3. Design & Implementation Exercises
These exercises challenge you to re-architect and scale the Distributed Image Processor (from Week 5) using the architectural styles discussed in Chapter 2 of Tanenbaum.
Exercise 8A (Easy): Architectural Deconstruction
Task: Analyze the exact Docker Compose / Kubernetes topology you built in Week 5.
- Does it utilize a Layered Architecture or a Service-Oriented Architecture? Justify.
- Characterize the communication. Is it purely REST (Resource-centered) or does it utilize Event-Based/Pub-Sub concepts?
- Diagram this out using Mermaid, explicitly labeling the architectural styles.
Exercise 8B (Medium): Event-Based Migration
Scenario: In Week 5, your API gateway or Distributor strictly called the Worker nodes directly. If a spike occurs, workers crash under the load.

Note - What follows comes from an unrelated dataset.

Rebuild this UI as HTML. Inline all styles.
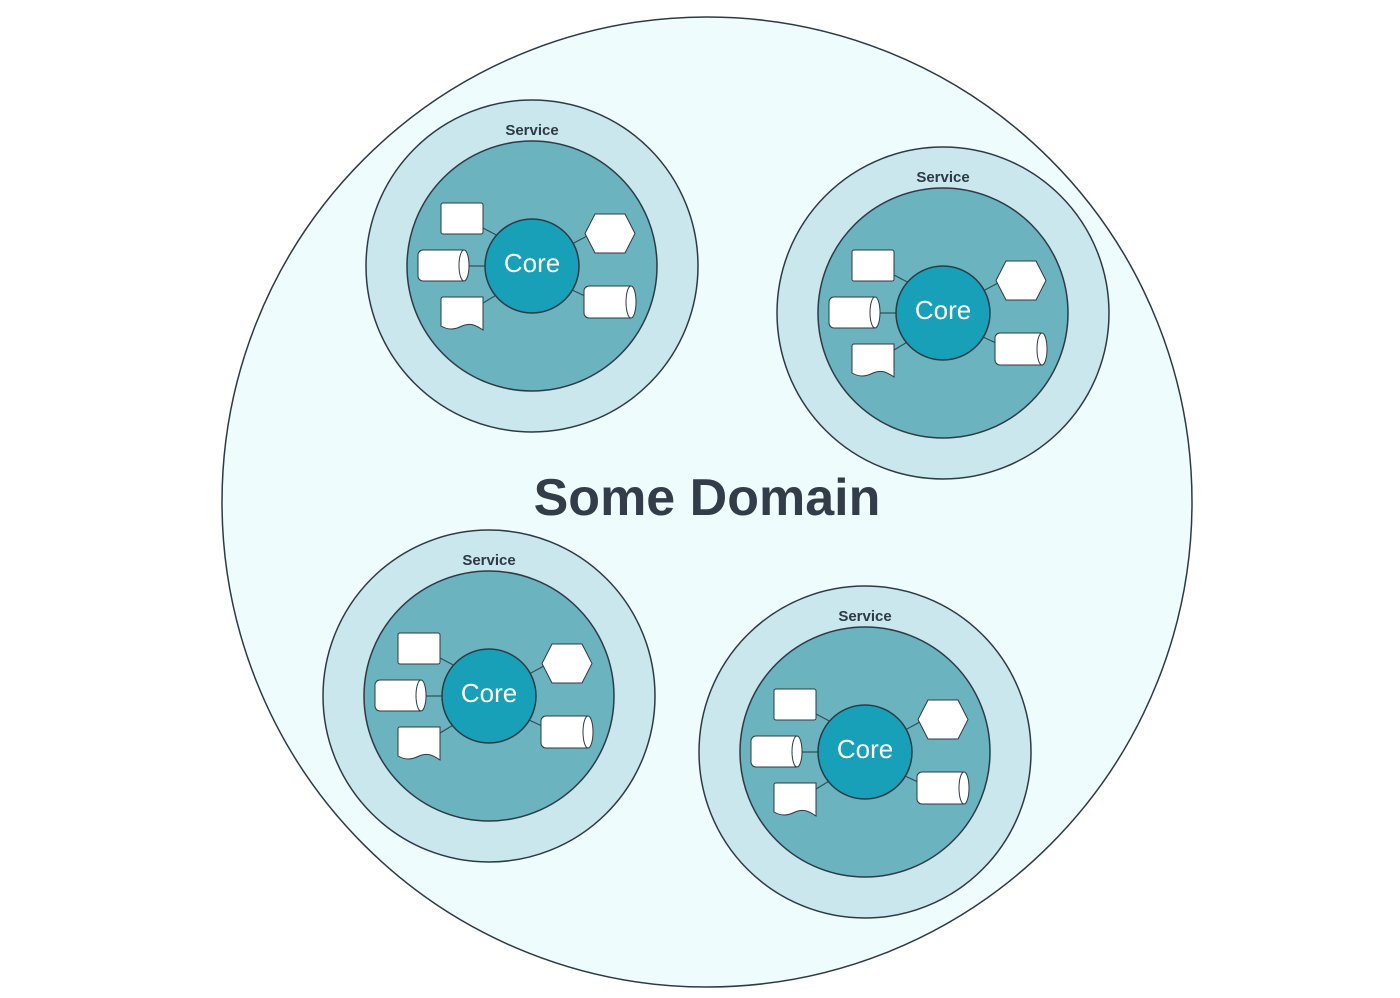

Task: Re-architect the Image Processor to an Event-Based (Publish-Subscribe) Architecture.
- Introduce a Message Queue (like RabbitMQ or Redis Streams) as the central nervous system.
- The Web API now acts simply as a Publisher, dropping image upload events onto an
image_tasks queue.
- The Workers act strictly as Subscribers, pulling tasks off the queue only when they have free CPU cycles.
- Provide a 3-paragraph write-up on how this architectural shift guarantees Distribution Transparency and Fault Tolerance.
Exercise 8C (Hard): Hybrid Edge-Cloud Processing
Scenario: You are deploying the Image Processor for mobile devices globally. Cloud bandwidth costs are skyrocketing because users are uploading massive uncompressed RAW photos for simple grayscale processing.
Task: Design a Hybrid Edge-Cloud Architecture.
- Modify the system design so that the mobile app (Edge) evaluates the request. If the task is simple (e.g., Grayscale or crop), the local Mobile CPU processes it (Edge computing).
- If the task is heavy (e.g., AI-based upscaling), the Edge node compresses the image heavily and dispatches it over the network to the central Kubernetes cluster (Cloud computing).
- Diagram the decision-tree logic and the network topology. Include this hybrid flow into an updated
PR_SUMMARY.md reflecting your system design changes.